• The exercise: Produce a word-for-word copy of the listing below without its pictures.

# Dataset excerpt start

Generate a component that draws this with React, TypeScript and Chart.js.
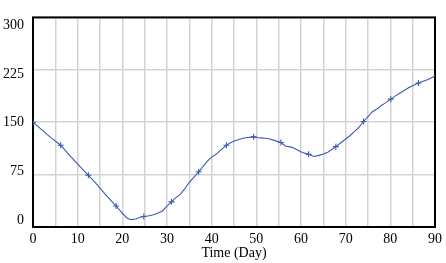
import React, { useEffect, useRef } from "react";
import { Chart, registerables } from "chart.js";

Chart.register(...registerables);

const days = [
  0, 2, 4, 6.2, 8, 10, 12.4, 14, 16, 18.6, 20, 21, 22, 23, 24, 24.8, 26, 27.2, 28, 29, 30, 31, 32, 33, 34, 35, 36,
  37.1, 38, 39, 40, 41, 42, 43.3, 44, 45, 46, 47, 48, 49.4, 50, 51, 52, 53, 54, 55.5, 56.5, 58, 59, 60.2, 61.7,
  62.8, 64, 65, 66, 67.8, 69, 70, 71, 72, 73, 74, 75, 76, 77, 78, 79, 80.1, 81, 82, 83, 84, 85, 86.3, 87, 88,
  89, 90,
];
const values = [
  150, 139, 128, 117, 104, 90, 74, 63, 48, 30, 20, 13, 10.5, 11.5, 14, 15, 16, 18, 20, 23, 30, 36, 42, 47, 55,
  64, 71, 79, 86, 94, 100, 104, 110, 117, 120, 123, 125, 127, 128, 129, 128, 127.5, 127, 126, 124, 121, 116, 114,
  111, 107, 104, 101, 102.5, 104.5, 107, 115, 121, 126, 131, 137, 143, 151, 158, 165, 169, 174, 178, 183, 187,
  191, 195, 199, 202, 206, 208, 210, 213, 216,
];
const markerDays = [0, 6.2, 12.4, 18.6, 24.8, 31, 37.1, 43.3, 49.4, 55.5, 61.7, 67.8, 74, 80.1, 86.3];
const yTicks = [0, 75, 150, 225, 300];
const xLabelDays = [0, 10, 20, 30, 40, 50, 60, 70, 80, 90];

const FONT = { family: "'Liberation Serif', 'Times New Roman', serif", size: 14 };

export default function App() {
  const ref = useRef<HTMLCanvasElement | null>(null);
  useEffect(() => {
    document.body.style.margin = "0";
    const canvas = ref.current;
    if (!canvas) return;
    const borderPlugin = {
      id: "frame",
      beforeDatasetsDraw(chart: any) {
        const { ctx, chartArea } = chart;
        ctx.save();
        ctx.strokeStyle = "#000";
        ctx.lineWidth = 2;
        ctx.strokeRect(chartArea.left, chartArea.top, chartArea.right - chartArea.left, chartArea.bottom - chartArea.top);
        ctx.restore();
      },
    };
    const chart = new Chart(canvas, {
      type: "line",
      data: {
        datasets: [
          {
            data: days.map((d, i) => ({ x: d, y: values[i] })),
            borderColor: "#3A5BB0",
            borderWidth: 1.1,
            tension: 0,
            pointStyle: "cross",
            pointRadius: (ctx: any) => (markerDays.includes(days[ctx.dataIndex]) ? 3 : 0),
            pointBorderColor: "#3A5BB0",
            pointBorderWidth: 1.1,
            fill: false,
          },
        ],
      },
      options: {
        animation: false,
        responsive: false,
        layout: { padding: { top: 8, right: 9, left: 0, bottom: 0 } },
        plugins: { legend: { display: false }, tooltip: { enabled: false } },
        scales: {
          x: {
            type: "linear",
            min: 0,
            max: 90,
            afterFit: (s: any) => {
              s.height = 36;
            },
            afterBuildTicks: (s: any) => {
              const t = [];
              for (let v = 0; v <= 90; v += 5) t.push({ value: v });
              s.ticks = t;
            },
            grid: { color: "#d3d3d3", lineWidth: 1.5, drawTicks: false },
            border: { display: false },
            ticks: {
              autoSkip: false,
              maxRotation: 0,
              padding: 4,
              color: "#000",
              font: FONT,
              callback: (v: any) => (xLabelDays.includes(Number(v)) ? String(v) : ""),
            },
            title: { display: true, text: "Time (Day)", color: "#000", font: FONT, padding: { top: 0, bottom: 1 } },
          },
          y: {
            position: "left",
            min: 0,
            max: 300,
            afterFit: (s: any) => {
              s.width = 0;
            },
            afterBuildTicks: (s: any) => {
              s.ticks = yTicks.map((v) => ({ value: v }));
            },
            grid: { color: "#d3d3d3", lineWidth: 1.5, drawTicks: false },
            border: { display: false },
            ticks: { display: false },
          },
          yl: {
            position: "left",
            min: -10.8,
            max: 312.1,
            afterFit: (s: any) => {
              s.width = 33;
            },
            afterBuildTicks: (s: any) => {
              s.ticks = yTicks.map((v) => ({ value: v }));
            },
            grid: { display: false, drawTicks: false },
            border: { display: false },
            ticks: { padding: 9, color: "#000", font: FONT },
          },
        },
      },
      plugins: [borderPlugin],
    } as any);
    return () => chart.destroy();
  }, []);
  return <canvas ref={ref} width={446} height={263} />;
}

# Dataset excerpt end

• Final result:
Generate a component that draws this with React, TypeScript and Chart.js.
import React, { useEffect, useRef } from "react";
import { Chart, registerables } from "chart.js";

Chart.register(...registerables);

const days = [
  0, 2, 4, 6.2, 8, 10, 12.4, 14, 16, 18.6, 20, 21, 22, 23, 24, 24.8, 26, 27.2, 28, 29, 30, 31, 32, 33, 34, 35, 36,
  37.1, 38, 39, 40, 41, 42, 43.3, 44, 45, 46, 47, 48, 49.4, 50, 51, 52, 53, 54, 55.5, 56.5, 58, 59, 60.2, 61.7,
  62.8, 64, 65, 66, 67.8, 69, 70, 71, 72, 73, 74, 75, 76, 77, 78, 79, 80.1, 81, 82, 83, 84, 85, 86.3, 87, 88,
  89, 90,
];
const values = [
  150, 139, 128, 117, 104, 90, 74, 63, 48, 30, 20, 13, 10.5, 11.5, 14, 15, 16, 18, 20, 23, 30, 36, 42, 47, 55,
  64, 71, 79, 86, 94, 100, 104, 110, 117, 120, 123, 125, 127, 128, 129, 128, 127.5, 127, 126, 124, 121, 116, 114,
  111, 107, 104, 101, 102.5, 104.5, 107, 115, 121, 126, 131, 137, 143, 151, 158, 165, 169, 174, 178, 183, 187,
  191, 195, 199, 202, 206, 208, 210, 213, 216,
];
const markerDays = [0, 6.2, 12.4, 18.6, 24.8, 31, 37.1, 43.3, 49.4, 55.5, 61.7, 67.8, 74, 80.1, 86.3];
const yTicks = [0, 75, 150, 225, 300];
const xLabelDays = [0, 10, 20, 30, 40, 50, 60, 70, 80, 90];

const FONT = { family: "'Liberation Serif', 'Times New Roman', serif", size: 14 };

export default function App() {
  const ref = useRef<HTMLCanvasElement | null>(null);
  useEffect(() => {
    document.body.style.margin = "0";
    const canvas = ref.current;
    if (!canvas) return;
    const borderPlugin = {
      id: "frame",
      beforeDatasetsDraw(chart: any) {
        const { ctx, chartArea } = chart;
        ctx.save();
        ctx.strokeStyle = "#000";
        ctx.lineWidth = 2;
        ctx.strokeRect(chartArea.left, chartArea.top, chartArea.right - chartArea.left, chartArea.bottom - chartArea.top);
        ctx.restore();
      },
    };
    const chart = new Chart(canvas, {
      type: "line",
      data: {
        datasets: [
          {
            data: days.map((d, i) => ({ x: d, y: values[i] })),
            borderColor: "#3A5BB0",
            borderWidth: 1.1,
            tension: 0,
            pointStyle: "cross",
            pointRadius: (ctx: any) => (markerDays.includes(days[ctx.dataIndex]) ? 3 : 0),
            pointBorderColor: "#3A5BB0",
            pointBorderWidth: 1.1,
            fill: false,
          },
        ],
      },
      options: {
        animation: false,
        responsive: false,
        layout: { padding: { top: 8, right: 9, left: 0, bottom: 0 } },
        plugins: { legend: { display: false }, tooltip: { enabled: false } },
        scales: {
          x: {
            type: "linear",
            min: 0,
            max: 90,
            afterFit: (s: any) => {
              s.height = 36;
            },
            afterBuildTicks: (s: any) => {
              const t = [];
              for (let v = 0; v <= 90; v += 5) t.push({ value: v });
              s.ticks = t;
            },
            grid: { color: "#d3d3d3", lineWidth: 1.5, drawTicks: false },
            border: { display: false },
            ticks: {
              autoSkip: false,
              maxRotation: 0,
              padding: 4,
              color: "#000",
              font: FONT,
              callback: (v: any) => (xLabelDays.includes(Number(v)) ? String(v) : ""),
            },
            title: { display: true, text: "Time (Day)", color: "#000", font: FONT, padding: { top: 0, bottom: 1 } },
          },
          y: {
            position: "left",
            min: 0,
            max: 300,
            afterFit: (s: any) => {
              s.width = 0;
            },
            afterBuildTicks: (s: any) => {
              s.ticks = yTicks.map((v) => ({ value: v }));
            },
            grid: { color: "#d3d3d3", lineWidth: 1.5, drawTicks: false },
            border: { display: false },
            ticks: { display: false },
          },
          yl: {
            position: "left",
            min: -10.8,
            max: 312.1,
            afterFit: (s: any) => {
              s.width = 33;
            },
            afterBuildTicks: (s: any) => {
              s.ticks = yTicks.map((v) => ({ value: v }));
            },
            grid: { display: false, drawTicks: false },
            border: { display: false },
            ticks: { padding: 9, color: "#000", font: FONT },
          },
        },
      },
      plugins: [borderPlugin],
    } as any);
    return () => chart.destroy();
  }, []);
  return <canvas ref={ref} width={446} height={263} />;
}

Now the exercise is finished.